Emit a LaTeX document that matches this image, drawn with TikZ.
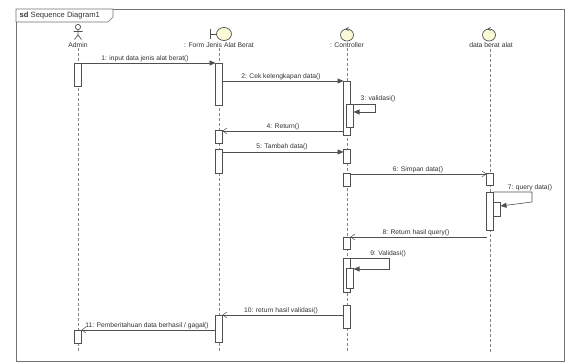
\documentclass[tikz,border=0pt]{standalone}
\usepackage{fontspec}
\setmainfont{Liberation Sans}
\usetikzlibrary{arrows.meta}
\definecolor{ln}{HTML}{505050}
\definecolor{icon}{HTML}{FAFAD8}
\definecolor{txt}{HTML}{333333}
\tikzset{
  act/.style={draw=ln, fill=white, line width=0.5pt, minimum width=7pt, inner sep=0pt, outer sep=0pt},
  lifeline/.style={draw=ln!70, dashed, dash pattern=on 3pt off 2pt, line width=0.5pt},
  call/.style={draw=ln, line width=0.6pt, -{Triangle[length=6pt,width=5pt]}},
  ret/.style={draw=ln, line width=0.5pt, -{Straight Barb[length=4pt,width=6pt]}},
  lbl/.style={font=\fontsize{6.7}{7.5}\selectfont, text=txt, inner sep=0.5pt},
  hdr/.style={font=\fontsize{6.8}{8}\selectfont, text=txt, inner sep=0.5pt},
  iconshape/.style={draw=ln, fill=icon, line width=0.7pt},
}
\newcommand{\actbox}[4]{\node[act, minimum height={(#4-#3)*1pt}] (#1) at (#2,{(#3+#4)/2}) {};}
\begin{document}
\begin{tikzpicture}[x=1pt,y=-1pt]
\useasboundingbox (0,0) rectangle (571,363);
\fill[white] (0,0) rectangle (571,363);
% frame
\draw[ln!80, line width=0.6pt] (16,9) rectangle (564,361);
\draw[ln!80, line width=0.6pt, fill=white] (16,9) -- (113,9) -- (113,17) -- (108,22) -- (16,22) -- cycle;
\node[font=\fontsize{7.6}{8}\selectfont, text=txt, inner sep=0.5pt, anchor=west] (frame) at (19,15.5) {\textbf{sd} Sequence Diagram1};
% lifeline heads
% Admin actor
\draw[ln, line width=0.7pt] (78,27) circle (2.6);
\draw[ln, line width=0.7pt] (78,29.6) -- (78,35) (73.5,31.5) -- (82.5,31.5) (74.5,39.5) -- (78,35) -- (81.5,39.5);
\node[hdr] (hA) at (78,45) {Admin};
% Boundary
\draw[iconshape] (224,34) ellipse (7.5 and 6.5);
\draw[ln, line width=0.8pt] (210,29) -- (210,39) (210,34) -- (216.5,34);
\node[hdr] (hF) at (219,45) {: Form Jenis Alat Berat};
% Controller
\draw[iconshape] (347,35) ellipse (6.5 and 6);
\draw[ln, line width=0.7pt] (348.5,27.5) -- (346,29) -- (348.5,30.5);
\node[hdr] (hC) at (347,45) {: Controller};
% data
\draw[iconshape] (489,35) ellipse (6.5 and 6);
\draw[ln, line width=0.7pt] (490.5,27.5) -- (488,29) -- (490.5,30.5);
\node[hdr] (hD) at (491,45) {data berat alat};
% lifelines
\draw[lifeline] (hA.south) -- (78,352);
\draw[lifeline] (hF.south) -- (219,352);
\draw[lifeline] (hC.south) -- (347,352);
\draw[lifeline] (490,49) -- (490,352);
% activations
\actbox{aa1}{78}{63}{86}
\actbox{aa2}{78}{330}{343}
\actbox{fa1}{219}{63}{105}
\actbox{fa2}{219}{130}{143}
\actbox{fa3}{219}{149}{173}
\actbox{fa4}{219}{315}{342}
\actbox{ca1}{347}{81}{135}
\actbox{ca2}{350}{104}{127}
\actbox{ca3}{347}{149}{163}
\actbox{ca4}{347}{173}{186}
\actbox{ca5}{347}{237}{249}
\actbox{ca6}{347}{258}{292}
\actbox{ca7}{350}{268}{288}
\actbox{ca8}{347}{305}{328}
\actbox{da1}{490}{173}{185}
\actbox{da2}{490}{192}{230}
\actbox{da3}{497}{202}{216}
% messages
\draw[call] (aa1.east |- 0,63) -- (fa1.west |- 0,63);
\node[lbl] (l1) at (145,59) {1: input data jenis alat berat()};
\draw[call] (fa1.east |- 0,81) -- (ca1.west |- 0,81);
\node[lbl] (l2) at (281,77) {2: Cek kelengkapan data()};
\draw[call] (ca1.east |- 0,104) -- (375,104) -- (375,112) -- (ca2.east |- 0,112);
\node[lbl] (l3) at (378,98.5) {3: validasi()};
\draw[ret] (ca1.west |- 0,131) -- (fa2.east |- 0,131);
\node[lbl] (l4) at (283,126.5) {4: Return()};
\draw[call] (fa3.east |- 0,152) -- (ca3.west |- 0,152);
\node[lbl] (l5) at (282,147) {5: Tambah data()};
\draw[ret] (ca4.east |- 0,174) -- (da1.west |- 0,174);
\node[lbl] (l6) at (418,169.5) {6: Simpan data()};
\draw[call] (da2.east |- 0,192) -- (532,192) -- (532,202) -- (da3.east |- 0,206);
\node[lbl] (l7) at (530,188) {7: query data()};
\draw[ret] (da2.west |- 0,237) -- (ca5.east |- 0,237);
\node[lbl] (l8) at (416,232.5) {8: Return hasil query()};
\draw[call] (ca6.east |- 0,258) -- (389,258) -- (389,269) -- (ca7.east |- 0,269);
\node[lbl] (l9) at (388,253.5) {9: Validasi()};
\draw[ret] (ca8.west |- 0,315) -- (fa4.east |- 0,315);
\node[lbl] (l10) at (281,311) {10: return hasil validasi()};
\draw[ret] (fa4.west |- 0,330) -- (aa2.east |- 0,330);
\node[lbl] (l11) at (147,325.5) {11: Pemberitahuan data berhasil / gagal()};
\end{tikzpicture}
\end{document}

## OBJECTIVE
Copy out all of the data word for word. Do not carry over any picture.

## WRITTEN REPLY
Emit a LaTeX document that matches this image, drawn with TikZ.
\documentclass[tikz,border=0pt]{standalone}
\usepackage{fontspec}
\setmainfont{Liberation Sans}
\usetikzlibrary{arrows.meta}
\definecolor{ln}{HTML}{505050}
\definecolor{icon}{HTML}{FAFAD8}
\definecolor{txt}{HTML}{333333}
\tikzset{
  act/.style={draw=ln, fill=white, line width=0.5pt, minimum width=7pt, inner sep=0pt, outer sep=0pt},
  lifeline/.style={draw=ln!70, dashed, dash pattern=on 3pt off 2pt, line width=0.5pt},
  call/.style={draw=ln, line width=0.6pt, -{Triangle[length=6pt,width=5pt]}},
  ret/.style={draw=ln, line width=0.5pt, -{Straight Barb[length=4pt,width=6pt]}},
  lbl/.style={font=\fontsize{6.7}{7.5}\selectfont, text=txt, inner sep=0.5pt},
  hdr/.style={font=\fontsize{6.8}{8}\selectfont, text=txt, inner sep=0.5pt},
  iconshape/.style={draw=ln, fill=icon, line width=0.7pt},
}
\newcommand{\actbox}[4]{\node[act, minimum height={(#4-#3)*1pt}] (#1) at (#2,{(#3+#4)/2}) {};}
\begin{document}
\begin{tikzpicture}[x=1pt,y=-1pt]
\useasboundingbox (0,0) rectangle (571,363);
\fill[white] (0,0) rectangle (571,363);
% frame
\draw[ln!80, line width=0.6pt] (16,9) rectangle (564,361);
\draw[ln!80, line width=0.6pt, fill=white] (16,9) -- (113,9) -- (113,17) -- (108,22) -- (16,22) -- cycle;
\node[font=\fontsize{7.6}{8}\selectfont, text=txt, inner sep=0.5pt, anchor=west] (frame) at (19,15.5) {\textbf{sd} Sequence Diagram1};
% lifeline heads
% Admin actor
\draw[ln, line width=0.7pt] (78,27) circle (2.6);
\draw[ln, line width=0.7pt] (78,29.6) -- (78,35) (73.5,31.5) -- (82.5,31.5) (74.5,39.5) -- (78,35) -- (81.5,39.5);
\node[hdr] (hA) at (78,45) {Admin};
% Boundary
\draw[iconshape] (224,34) ellipse (7.5 and 6.5);
\draw[ln, line width=0.8pt] (210,29) -- (210,39) (210,34) -- (216.5,34);
\node[hdr] (hF) at (219,45) {: Form Jenis Alat Berat};
% Controller
\draw[iconshape] (347,35) ellipse (6.5 and 6);
\draw[ln, line width=0.7pt] (348.5,27.5) -- (346,29) -- (348.5,30.5);
\node[hdr] (hC) at (347,45) {: Controller};
% data
\draw[iconshape] (489,35) ellipse (6.5 and 6);
\draw[ln, line width=0.7pt] (490.5,27.5) -- (488,29) -- (490.5,30.5);
\node[hdr] (hD) at (491,45) {data berat alat};
% lifelines
\draw[lifeline] (hA.south) -- (78,352);
\draw[lifeline] (hF.south) -- (219,352);
\draw[lifeline] (hC.south) -- (347,352);
\draw[lifeline] (490,49) -- (490,352);
% activations
\actbox{aa1}{78}{63}{86}
\actbox{aa2}{78}{330}{343}
\actbox{fa1}{219}{63}{105}
\actbox{fa2}{219}{130}{143}
\actbox{fa3}{219}{149}{173}
\actbox{fa4}{219}{315}{342}
\actbox{ca1}{347}{81}{135}
\actbox{ca2}{350}{104}{127}
\actbox{ca3}{347}{149}{163}
\actbox{ca4}{347}{173}{186}
\actbox{ca5}{347}{237}{249}
\actbox{ca6}{347}{258}{292}
\actbox{ca7}{350}{268}{288}
\actbox{ca8}{347}{305}{328}
\actbox{da1}{490}{173}{185}
\actbox{da2}{490}{192}{230}
\actbox{da3}{497}{202}{216}
% messages
\draw[call] (aa1.east |- 0,63) -- (fa1.west |- 0,63);
\node[lbl] (l1) at (145,59) {1: input data jenis alat berat()};
\draw[call] (fa1.east |- 0,81) -- (ca1.west |- 0,81);
\node[lbl] (l2) at (281,77) {2: Cek kelengkapan data()};
\draw[call] (ca1.east |- 0,104) -- (375,104) -- (375,112) -- (ca2.east |- 0,112);
\node[lbl] (l3) at (378,98.5) {3: validasi()};
\draw[ret] (ca1.west |- 0,131) -- (fa2.east |- 0,131);
\node[lbl] (l4) at (283,126.5) {4: Return()};
\draw[call] (fa3.east |- 0,152) -- (ca3.west |- 0,152);
\node[lbl] (l5) at (282,147) {5: Tambah data()};
\draw[ret] (ca4.east |- 0,174) -- (da1.west |- 0,174);
\node[lbl] (l6) at (418,169.5) {6: Simpan data()};
\draw[call] (da2.east |- 0,192) -- (532,192) -- (532,202) -- (da3.east |- 0,206);
\node[lbl] (l7) at (530,188) {7: query data()};
\draw[ret] (da2.west |- 0,237) -- (ca5.east |- 0,237);
\node[lbl] (l8) at (416,232.5) {8: Return hasil query()};
\draw[call] (ca6.east |- 0,258) -- (389,258) -- (389,269) -- (ca7.east |- 0,269);
\node[lbl] (l9) at (388,253.5) {9: Validasi()};
\draw[ret] (ca8.west |- 0,315) -- (fa4.east |- 0,315);
\node[lbl] (l10) at (281,311) {10: return hasil validasi()};
\draw[ret] (fa4.west |- 0,330) -- (aa2.east |- 0,330);
\node[lbl] (l11) at (147,325.5) {11: Pemberitahuan data berhasil / gagal()};
\end{tikzpicture}
\end{document}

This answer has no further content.